### Request
Retype the opening lines of the listing below, ending with the line that contains "Chart.register(...registerables);", and leave out any pictures.

### Data provided
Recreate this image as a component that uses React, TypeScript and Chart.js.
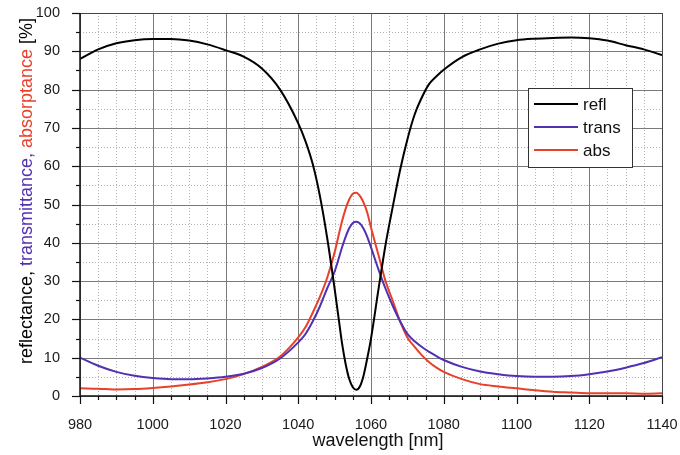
import React, { useEffect, useRef } from "react";
import { Chart, registerables } from "chart.js";

Chart.register(...registerables);

const wavelengths = [
  980, 985, 990, 995, 1000, 1005, 1010, 1015, 1020, 1025, 1030, 1035, 1040,
  1042, 1044, 1046, 1048, 1050, 1051, 1052, 1053, 1054, 1055, 1056, 1057, 1058,
  1059, 1060, 1062, 1064, 1066, 1068, 1070, 1072, 1074, 1076, 1078, 1080, 1085,
  1090, 1095, 1100, 1105, 1110, 1115, 1120, 1125, 1130, 1135, 1140,
];

const reflectance = [
  88.0, 90.5, 92.1, 92.9, 93.2, 93.2, 92.8, 91.8, 90.3, 88.6, 85.5, 80.0, 71.2,
  66.5, 60.5, 52.0, 41.0, 28.0, 21.0, 14.0, 8.5, 4.5, 2.3, 1.6, 2.6, 5.5,
  10.0, 15.0, 27.5, 39.5, 49.5, 59.0, 67.0, 73.5, 78.0, 81.5, 83.5, 85.2, 88.5,
  90.5, 92.0, 92.9, 93.3, 93.5, 93.6, 93.4, 92.8, 91.6, 90.5, 89.0,
];

const transmittance = [
  10.0, 7.9, 6.3, 5.3, 4.7, 4.4, 4.4, 4.6, 5.0, 5.8, 7.3, 9.8, 14.0,
  16.2, 19.5, 23.5, 28.2, 32.5, 35.5, 38.7, 41.5, 43.8, 45.2, 45.5, 45.0, 43.6,
  41.5, 38.8, 33.2, 28.0, 23.5, 19.5, 16.2, 14.3, 12.8, 11.5, 10.4, 9.4, 7.6,
  6.4, 5.7, 5.2, 5.0, 5.0, 5.2, 5.7, 6.4, 7.4, 8.6, 10.1,
];

const absorptance = [
  2.0, 1.9, 1.7, 1.8, 2.1, 2.5, 3.0, 3.6, 4.4, 5.7, 7.6, 10.3, 15.3,
  18.0, 21.8, 26.0, 31.0, 37.5, 41.5, 45.5, 48.8, 51.3, 52.8, 53.1, 52.2, 50.4,
  47.8, 44.0, 37.0, 30.0, 24.8, 19.5, 15.3, 12.8, 10.6, 8.8, 7.4, 6.3, 4.4,
  3.1, 2.5, 2.0, 1.5, 1.1, 0.9, 0.7, 0.7, 0.7, 0.6, 0.7,
];

const seriesLabels = ["refl", "trans", "abs"];
const seriesColors = ["#000000", "#5230b2", "#e8402a"];

const xRange = [980, 1140];
const yRange = [0, 100];
const xTickStep = 20;
const yTickStep = 10;
const xMinorStep = 5;
const yMinorStep = 5;

const xTitle = "wavelength [nm]";
const yTitleParts = [
  { text: "reflectance, ", color: "#000000" },
  { text: "transmittance, ", color: "#5230b2" },
  { text: "absorptance ", color: "#e8402a" },
  { text: "[%]", color: "#000000" },
];

const FONT = "'Liberation Sans', Arial, Helvetica, sans-serif";

const decorPlugin = {
  id: "decor",
  beforeDatasetsDraw(chart: any) {
    const { ctx, chartArea: a, scales } = chart;
    const xs = scales.x;
    const ys = scales.y;
    ctx.save();
    ctx.strokeStyle = "#b4b4b4";
    ctx.lineWidth = 1;
    ctx.setLineDash([1, 2]);
    for (let v = xRange[0]; v <= xRange[1]; v += xMinorStep) {
      if (v % xTickStep === 0) continue;
      const px = Math.round(xs.getPixelForValue(v)) + 0.5;
      ctx.beginPath();
      ctx.moveTo(px, a.top);
      ctx.lineTo(px, a.bottom);
      ctx.stroke();
    }
    for (let v = yRange[0]; v <= yRange[1]; v += yMinorStep) {
      if (v % yTickStep === 0) continue;
      const py = Math.round(ys.getPixelForValue(v)) + 0.5;
      ctx.beginPath();
      ctx.moveTo(a.left, py);
      ctx.lineTo(a.right, py);
      ctx.stroke();
    }
    ctx.setLineDash([]);
    ctx.strokeStyle = "#7a7a7a";
    for (let v = xRange[0]; v <= xRange[1]; v += xTickStep) {
      const px = Math.round(xs.getPixelForValue(v)) + 0.5;
      ctx.beginPath();
      ctx.moveTo(px, a.top);
      ctx.lineTo(px, a.bottom);
      ctx.stroke();
    }
    for (let v = yRange[0]; v <= yRange[1]; v += yTickStep) {
      const py = Math.round(ys.getPixelForValue(v)) + 0.5;
      ctx.beginPath();
      ctx.moveTo(a.left, py);
      ctx.lineTo(a.right, py);
      ctx.stroke();
    }
    ctx.restore();
  },
  afterDraw(chart: any) {
    const { ctx, chartArea: a, scales } = chart;
    const xs = scales.x;
    const ys = scales.y;
    ctx.save();
    ctx.strokeStyle = "#444444";
    ctx.lineWidth = 1;
    ctx.beginPath();
    ctx.moveTo(Math.round(a.left), Math.round(a.top) + 0.5);
    ctx.lineTo(Math.round(a.right) + 0.5, Math.round(a.top) + 0.5);
    ctx.lineTo(Math.round(a.right) + 0.5, Math.round(a.bottom));
    ctx.stroke();
    ctx.strokeStyle = "#111111";
    ctx.lineWidth = 1.5;
    ctx.beginPath();
    ctx.moveTo(Math.round(a.left), a.top);
    ctx.lineTo(Math.round(a.left), Math.round(a.bottom));
    ctx.lineTo(a.right + 1, Math.round(a.bottom));
    ctx.stroke();
    ctx.lineWidth = 1.2;
    for (let v = xRange[0]; v <= xRange[1]; v += xMinorStep) {
      const px = Math.round(xs.getPixelForValue(v)) + 0.5;
      const len = v % xTickStep === 0 ? 8 : 4;
      ctx.beginPath();
      ctx.moveTo(px, a.bottom);
      ctx.lineTo(px, a.bottom + len);
      ctx.stroke();
    }
    for (let v = yRange[0]; v <= yRange[1]; v += yMinorStep) {
      const py = Math.round(ys.getPixelForValue(v)) + 0.5;
      const len = v % yTickStep === 0 ? 8 : 4;
      ctx.beginPath();
      ctx.moveTo(a.left, py);
      ctx.lineTo(a.left - len, py);
      ctx.stroke();
    }
    const lx = 528, ly = 88, lw = 104, lh = 79;
    ctx.fillStyle = "#ffffff";
    ctx.fillRect(lx, ly, lw, lh);
    ctx.strokeStyle = "#333333";
    ctx.lineWidth = 1;
    ctx.strokeRect(lx + 0.5, ly + 0.5, lw, lh);
    ctx.font = `17px ${FONT}`;
    ctx.textBaseline = "middle";
    ctx.textAlign = "left";
    chart.data.datasets.forEach((ds: any, i: number) => {
      const yy = ly + 16 + i * 23;
      ctx.strokeStyle = ds.borderColor;
      ctx.lineWidth = 2;
      ctx.beginPath();
      ctx.moveTo(lx + 6, yy);
      ctx.lineTo(lx + 50, yy);
      ctx.stroke();
      ctx.fillStyle = "#111111";
      ctx.fillText(ds.label, lx + 55, yy + 1);
    });
    ctx.font = `18px ${FONT}`;
    ctx.fillStyle = "#111111";
    ctx.textAlign = "center";
    ctx.textBaseline = "alphabetic";
    ctx.fillText(xTitle, 378, 446);
    ctx.save();
    ctx.translate(31.5, 191);
    ctx.rotate(-Math.PI / 2);
    ctx.font = `18px ${FONT}`;
    ctx.textAlign = "left";
    const total = yTitleParts.reduce((s, p) => s + ctx.measureText(p.text).width, 0);
    let cx = -total / 2;
    for (const p of yTitleParts) {
      ctx.fillStyle = p.color;
      ctx.fillText(p.text, cx, 0);
      cx += ctx.measureText(p.text).width;
    }
    ctx.restore();
    ctx.restore();
  },
};

export default function App() {
  const canvasRef = useRef<HTMLCanvasElement | null>(null);

  useEffect(() => {
    document.body.style.margin = "0";
    const canvas = canvasRef.current;
    if (!canvas) return;
    const series = [reflectance, transmittance, absorptance];
    const chart = new Chart(canvas, {
      type: "line",
      data: {
        datasets: series.map((vals, i) => ({
          label: seriesLabels[i],
          data: wavelengths.map((w, j) => ({ x: w, y: vals[j] })),
          borderColor: seriesColors[i],
          backgroundColor: seriesColors[i],
          borderWidth: 2,
          pointRadius: 0,
          cubicInterpolationMode: "monotone" as const,
          fill: false,
        })),
      },
      options: {
        responsive: false,
        animation: false,
        devicePixelRatio: 1,
        layout: { padding: { top: 13, right: 18, left: 0, bottom: 0 } },
        plugins: {
          legend: { display: false },
          tooltip: { enabled: false },
          title: { display: false },
        },
        scales: {
          x: {
            type: "linear",
            min: xRange[0],
            max: xRange[1],
            grid: { display: false },
            border: { display: false },
            ticks: {
              stepSize: xTickStep,
              autoSkip: false,
              maxRotation: 0,
              padding: 12,
              color: "#1a1a1a",
              font: { family: FONT, size: 14.5 },
              callback: (v: any) => String(v),
            },
            afterFit(scale: any) {
              scale.height = 59;
              scale.paddingLeft = 0;
              scale.paddingRight = 0;
            },
          },
          y: {
            type: "linear",
            min: yRange[0],
            max: yRange[1],
            grid: { display: false },
            border: { display: false },
            ticks: {
              stepSize: yTickStep,
              padding: 12,
              color: "#1a1a1a",
              font: { family: FONT, size: 14.5 },
              callback: (v: any) => String(v),
            },
            afterFit(scale: any) {
              scale.width = 80;
              scale.paddingTop = 0;
              scale.paddingBottom = 0;
            },
          },
        },
      },
      plugins: [decorPlugin],
    });
    return () => chart.destroy();
  }, []);

  return (
    <div style={{ position: "absolute", left: 0, top: 0, width: 680, height: 455, background: "#fff" }}>
      <canvas ref={canvasRef} width={680} height={455} style={{ display: "block" }} />
    </div>
  );
}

### Completed task
Recreate this image as a component that uses React, TypeScript and Chart.js.
import React, { useEffect, useRef } from "react";
import { Chart, registerables } from "chart.js";

Chart.register(...registerables);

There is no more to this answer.